Happy Mondays
From LoveToKnow Music
| Happy Mondays | |
| Genre | Madchester |
| Origin | Manchester, England, UK |
| Active | 1981-1999 |
| Albums | Squirrel And G-Man Twenty Four Hour Party People Plastic Face Carnt Smile (White Out) (1987) Bummed (1988) ...Yes Please (1992) |
| Songs | Kinky Afro Step On Freaky Dancin |
| Website | Happy Mondays Website |
In January 1981, unemployed best friends Shaun Ryder and Bez started a band in Manchester, allegedly to give them something to do other than take drugs. The pair brought in Ryder's brother Paul on bass, amateur footballer Gary ‘Gaz’ WheIan on drums, Paul Davis on keyboards and, Mark Day on guitars, the only member who could actually play an instrument. They called themselves Happy Mondays, and produced music inspired by local heroes New Order.
Happy Mondays - Early Music
Shop owner and young entrepreneur Phil Saxe agreed to manage Happy Mondays in 1983. They played their fist gig at a ‘battle of the bands’ contest at the newly-opened Hacienda nightclub. The audience weren’t exactly bowled over by the Mondays’ performance, but it brought them to the attention of Mike Pickering, then the Hacienda's resident DJ, and later founder of M People.
In May 1984 Pickering managed to persuade Hacienda owners Tony Wilson and Rob Gretton to sign Happy Mondays to their Factory Records label, home to New Order. Six months later, the Mondays played their first big gig, supporting New Order at Macclesfield Leisure Centre. The Happy Mondays released their debut single in September 1985, the three-track ‘Forty-Five’. The band’s second single followed in June 1986, the double A-sided ‘Freaky Dancin’/The Egg’. Produced by New Order vocalist Bernard Sumner, it captured Happy Mondays’ chaotic live sound on record and, for the first time, revealed that the band had a real potential.
April 1987 saw the release of Happy Mondays’ debut album, but didn’t make any kind of impact on the British scene, probably not helped by the ludicrously long title, ‘Squirrel And G-Man Twenty Four Hour Party People Plastic Face Carnt Smile (White Out)’. Or that it was produced by John Cale, a reformed drug addict appalled by the band's unruly behaviour and chemical intake. In October 1988 second single ‘Wrote For Luck’ was released as the first single from the Happy Mondays’ forthcoming second album. It received mixed reviews, but became a minor underground club hit.

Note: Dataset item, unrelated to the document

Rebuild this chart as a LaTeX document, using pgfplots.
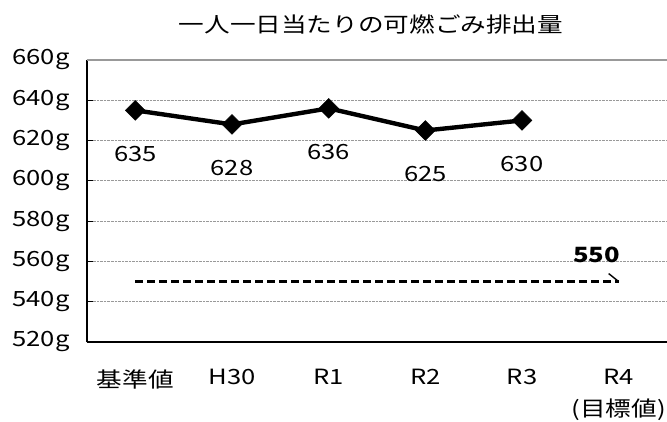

More Music - A Second Album
Their second album ‘Bummed’ was released in November 1988. Producer Martin Hannett hinted at Happy Mondays future dance floor direction with tracks such as ‘Lazyitis’. The single was re-released in May 1989, featuring country legend Karl Denver on vocals. Their EP ‘Madchester Rave On’ released later that same year, cashed in on the burgeoning, Ecstacy-fuelled indie-dance scene in the north-west of England and gives Happy Mondays their first Top 40 hit. Produced by Martin Hannett, it sells largely on the back of lead track ‘Hallelujah’.
In April 1990, Happy Mondays’ cover of John Kongos' 1971 hit ‘He’s Gonna Step On You’ was released as a single in the UK. Renamed ‘Step On’, it went straight into the Top 5 and consequently the band played a sold out gig at Wembley Arena. October that year saw ‘Kinky Afro’ give Happy Mondays their second Top 5 single, and in November, ‘Pills 'n' Thrills And Bellyaches’ entered the UK charts at number 1. However, come 1991, fraught by a press backlash against indie-dance and a growing obsession for US grunge acts like Nirvana, Happy Mondays staged a half-arsed return to the charts with mediocre single ‘Judge Fudge’. It stalls at number 30. In October 1992, amongst rumours of domestic feuds and escalating drug abuse, Happy Mondays released their fourth album ‘...Yes Please!’, but was not received well by the British press. In February 1993 the Happy Mondays split, despite receiving contract offers from other major labels. Ryder reformed the Happy Mondays in April 1999 in order to pay a tax bill, and the band successfully sold out five UK arena shows. The band released comeback single ‘The Boys Are Back In Town’ later that year, but the limp reworking of Thin Lizzy's classic peaked at a mere number 35.